Häufig gestellte Fragen (FAQs)

Das Setter-Closer-Modell ist ein rollenbasiertes Vertriebssystem, das den Prozess in Marketing, Lead-Qualifizierung (Setter) und Verkaufsabschluss (Closer) aufteilt. Diese Struktur sorgt für klare Aufgabenverteilung, höhere Effizienz und verbesserte Abschlussquoten. Besonders mittelständische Unternehmen profitieren von einem transparenten und skalierbaren Vertriebsprozess.

Das Modell reduziert Leerlaufzeiten, steigert die Datenqualität und ermöglicht eine bessere Priorisierung der Leads. Closer konzentrieren sich auf kaufbereite Interessenten, Setter filtern frühzeitig unpassende Anfragen, und Marketing schafft eine stabile Pipeline. Für KMU entsteht damit ein skalierbarer, messbarer und ausfallsicherer Vertriebsprozess.
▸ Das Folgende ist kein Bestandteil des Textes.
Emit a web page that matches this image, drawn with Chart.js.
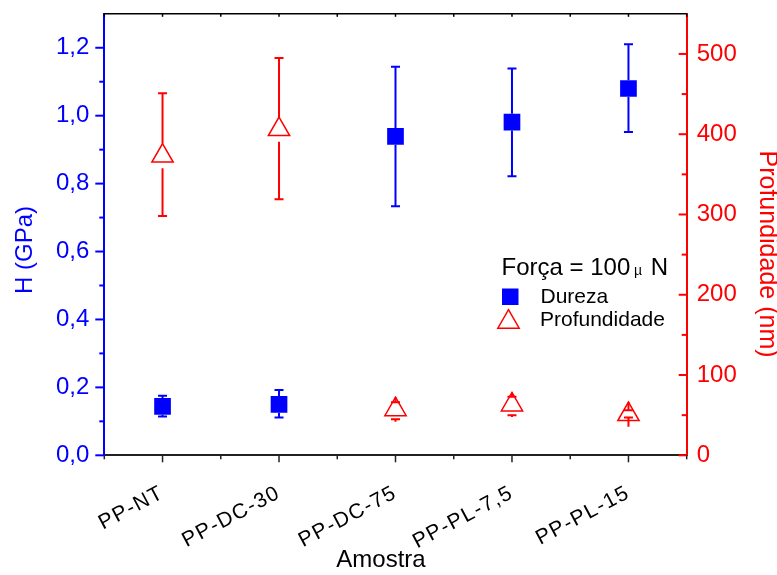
<!DOCTYPE html>
<html>
<head>
<meta charset="utf-8">
<script src="https://cdn.jsdelivr.net/npm/chart.js@4.4.1/dist/chart.umd.min.js"></script>
<style>
  html,body{margin:0;padding:0;background:#fff}
  #wrap{width:777px;height:575px;position:relative}
</style>
</head>
<body>
<div id="wrap"><canvas id="c"></canvas></div>
<script>
// valores (Força = 100 µN)
const amostras = ["PP-NT", "PP-DC-30", "PP-DC-75", "PP-PL-7,5", "PP-PL-15"];
const dureza     = [0.144, 0.150, 0.939, 0.981, 1.080];   // GPa
const durezaLow  = [0.114, 0.111, 0.733, 0.822, 0.952];
const durezaHigh = [0.175, 0.192, 1.144, 1.139, 1.210];
const profundidade = [373, 406, 57, 63, 51];             // nm
const profLow      = [298, 319, 45, 50, 47];
const profHigh     = [451, 495, 66, 73, 56];

const hTicks = [0, 0.2, 0.4, 0.6, 0.8, 1.0, 1.2];
const hMinor = [0.1, 0.3, 0.5, 0.7, 0.9, 1.1];
const profTicks = [0, 100, 200, 300, 400, 500];
const profMinor = [50, 150, 250, 350, 450];
const xMinor = [-0.5, 0.5, 1.5, 2.5, 3.5, 4.5];

const FONT = "'Liberation Sans', Arial, sans-serif";
const BLUE = "#0000ff", RED = "#ff0000", DARK = "#222222";
const SQ_R = 11.8, TRI_R = 12.3;

function triPath(ctx, x, y, r){
  ctx.beginPath();
  ctx.moveTo(x, y - r);
  ctx.lineTo(x + r*Math.sin(2*Math.PI/3), y - r*Math.cos(2*Math.PI/3));
  ctx.lineTo(x + r*Math.sin(4*Math.PI/3), y - r*Math.cos(4*Math.PI/3));
  ctx.closePath();
}

function noPad(s){ s.paddingTop = 0; s.paddingBottom = 0; s.paddingLeft = 0; s.paddingRight = 0; }

// barras de erro estilo Origin: linha sai da borda do símbolo até o cap
const errorBars = {
  id: "errorBars",
  afterDatasetsDraw(chart){
    const ctx = chart.ctx, xs = chart.scales.x;
    const sets = [
      { scale: chart.scales.y,  val: dureza,       lo: durezaLow, hi: durezaHigh, color: BLUE, box: SQ_R*Math.SQRT1_2 },
      { scale: chart.scales.y1, val: profundidade, lo: profLow,   hi: profHigh,   color: RED,  box: TRI_R }
    ];
    ctx.save();
    ctx.lineWidth = 2;
    sets.forEach(s => {
      ctx.strokeStyle = s.color;
      s.val.forEach((v, i) => {
        const px = xs.getPixelForValue(i);
        const pv = s.scale.getPixelForValue(v);
        const ph = s.scale.getPixelForValue(s.hi[i]);
        const pl = s.scale.getPixelForValue(s.lo[i]);
        ctx.beginPath();
        ctx.moveTo(px, pv - s.box); ctx.lineTo(px, ph);
        ctx.moveTo(px - 4.5, ph);  ctx.lineTo(px + 4.5, ph);
        ctx.moveTo(px, pv + s.box); ctx.lineTo(px, pl);
        ctx.moveTo(px - 4.5, pl);  ctx.lineTo(px + 4.5, pl);
        ctx.stroke();
      });
    });
    ctx.restore();
  }
};

// ticks, rótulos do eixo x, títulos e legenda
const decor = {
  id: "decor",
  afterDraw(chart){
    const ctx = chart.ctx, a = chart.chartArea;
    const xs = chart.scales.x, ys = chart.scales.y, y1 = chart.scales.y1;
    ctx.save();
    const line = (x1, yA, x2, yB) => { ctx.beginPath(); ctx.moveTo(x1, yA); ctx.lineTo(x2, yB); ctx.stroke(); };

    // eixo esquerdo
    ctx.strokeStyle = BLUE; ctx.lineWidth = 2;
    hTicks.forEach(v => { const p = ys.getPixelForValue(v); line(a.left - 9, p, a.left, p); });
    hMinor.forEach(v => { const p = ys.getPixelForValue(v); line(a.left - 5, p, a.left, p); });
    // eixo direito (ticks para dentro)
    ctx.strokeStyle = RED;
    profTicks.forEach(v => { const p = y1.getPixelForValue(v); line(a.right - 8, p, a.right, p); });
    profMinor.forEach(v => { const p = y1.getPixelForValue(v); line(a.right - 5, p, a.right, p); });
    // eixo inferior
    ctx.strokeStyle = DARK; ctx.lineWidth = 1.5;
    amostras.forEach((_, i) => { const p = xs.getPixelForValue(i); line(p, a.bottom, p, a.bottom + 7); });
    xMinor.forEach(v => { const p = xs.getPixelForValue(v); line(p, a.bottom, p, a.bottom + 4); });
    // borda superior
    ctx.strokeStyle = "#000"; ctx.lineWidth = 1.5;
    line(a.left, a.top, a.right, a.top);
    amostras.forEach((_, i) => { const p = xs.getPixelForValue(i); line(p, a.top, p, a.top + 3); });
    xMinor.forEach(v => { const p = xs.getPixelForValue(v); line(p, a.top, p, a.top + 3); });

    // rótulos inclinados
    ctx.fillStyle = "#000";
    ctx.font = "21px " + FONT;
    if ("letterSpacing" in ctx) ctx.letterSpacing = "1.5px";
    ctx.textAlign = "right"; ctx.textBaseline = "top";
    amostras.forEach((lab, i) => {
      const p = xs.getPixelForValue(i);
      ctx.save();
      ctx.translate(p - 5, a.bottom + 27);
      ctx.rotate(-28 * Math.PI / 180);
      ctx.fillText(lab, 0, 0);
      ctx.restore();
    });
    if ("letterSpacing" in ctx) ctx.letterSpacing = "0px";

    // títulos dos eixos
    ctx.textAlign = "center"; ctx.textBaseline = "middle";
    ctx.font = "24px " + FONT;
    ctx.fillText("Amostra", 381, 560);
    ctx.save();
    ctx.fillStyle = BLUE; ctx.translate(25, 250); ctx.rotate(-Math.PI/2);
    ctx.fillText("H (GPa)", 0, 0);
    ctx.restore();
    ctx.save();
    ctx.fillStyle = RED; ctx.font = "25px " + FONT; ctx.translate(767, 254); ctx.rotate(Math.PI/2);
    ctx.fillText("Profundidade (nm)", 0, 0);
    ctx.restore();

    // legenda
    ctx.fillStyle = "#000"; ctx.textAlign = "left"; ctx.textBaseline = "alphabetic";
    ctx.font = "24px " + FONT;
    const t1 = "Força = 100 ";
    ctx.fillText(t1, 501.5, 275);
    let lx = 501.5 + ctx.measureText(t1).width;
    ctx.font = "14px " + FONT;
    ctx.fillText("µ", lx - 3, 275);
    lx += ctx.measureText("µ ").width;
    ctx.font = "24px " + FONT;
    ctx.fillText("N", lx + 2, 275);

    ctx.fillStyle = BLUE;
    ctx.fillRect(502, 288.5, 16.5, 16.5);
    ctx.strokeStyle = RED; ctx.lineWidth = 1.5; ctx.fillStyle = "#fff";
    triPath(ctx, 508.5, 322, TRI_R); ctx.fill(); ctx.stroke();
    ctx.fillStyle = "#000"; ctx.textBaseline = "middle"; ctx.font = "21px " + FONT;
    ctx.fillText("Dureza", 540.5, 297);
    ctx.fillText("Profundidade", 540, 320);
    ctx.restore();
  }
};

new Chart(document.getElementById("c"), {
  type: "line",
  data: {
    labels: amostras,
    datasets: [
      { label: "Dureza", data: dureza, yAxisID: "y", showLine: false,
        pointStyle: "rect", pointRadius: SQ_R, pointBackgroundColor: BLUE, pointBorderColor: BLUE, pointBorderWidth: 0 },
      { label: "Profundidade", data: profundidade, yAxisID: "y1", showLine: false,
        pointStyle: "triangle", pointRadius: TRI_R, pointBackgroundColor: "#fff", pointBorderColor: RED, pointBorderWidth: 1.5 }
    ]
  },
  options: {
    responsive: true, maintainAspectRatio: false, animation: false,
    layout: { padding: { top: 13.5, left: 0, right: 0, bottom: 0 } },
    plugins: { legend: { display: false }, tooltip: { enabled: false } },
    scales: {
      x: {
        type: "category", offset: true,
        grid: { display: false, drawTicks: false },
        border: { display: true, color: DARK, width: 2 },
        ticks: { display: false },
        afterFit(s){ s.height = 119.7; noPad(s); }
      },
      y: {
        position: "left", min: 0, max: 1.3,
        afterBuildTicks(s){ s.ticks = hTicks.map(v => ({ value: v })); },
        ticks: { color: BLUE, font: { family: FONT, size: 24 }, padding: 15,
                 callback: v => v.toFixed(1).replace(".", ",") },
        grid: { display: false, drawTicks: false },
        border: { display: true, color: BLUE, width: 2 },
        afterFit(s){ s.width = 104.3; noPad(s); }
      },
      y1: {
        position: "right", min: 0, max: 550,
        afterBuildTicks(s){ s.ticks = profTicks.map(v => ({ value: v })); },
        ticks: { color: RED, font: { family: FONT, size: 24 }, padding: 10 },
        grid: { display: false, drawTicks: false },
        border: { display: true, color: RED, width: 2 },
        afterFit(s){ s.width = 90.3; noPad(s); }
      }
    }
  },
  plugins: [errorBars, decor]
});
</script>
</body>
</html>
Im klassischen Vertrieb übernimmt eine Person oft alle Aufgaben: Leadgenerierung, Qualifizierung und Abschluss. Das führt zu Überlastung und fehlender Transparenz. Das Setter-Closer-Modell löst diese Probleme durch Spezialisierung und eine klare Customer-Journey-Struktur. CRM-Systeme, Automatisierung und definierte Übergabestandards machen den Prozess deutlich effizienter und unabhängiger von Einzelpersonen.

Die Einführung beginnt mit der vollständigen Dokumentation des bestehenden Vertriebsprozesses. Anschließend werden Rollen, Übergabepunkte und CRM-Standards definiert. Ein kleineres Pilotteam testet die Struktur, bevor sie unternehmensweit ausgerollt wird. Transparente Kommunikation und ein klarer Lohn- bzw. Provisionsrahmen erleichtern die Akzeptanz im Team.

Das Modell eignet sich vor allem für mittelständische Betriebe mit komplexen Angeboten, langen Entscheidungswegen oder mehreren Vertriebsbeteiligten. Handwerksbetriebe, technische Unternehmen, Agenturen sowie Nachfolger in Familienunternehmen profitieren besonders. Sie erhalten ein skalierbares System, das auch bei Wachstum oder Personalwechsel stabil bleibt und für ein professionelles Erscheinungsbild nach außen sorgt.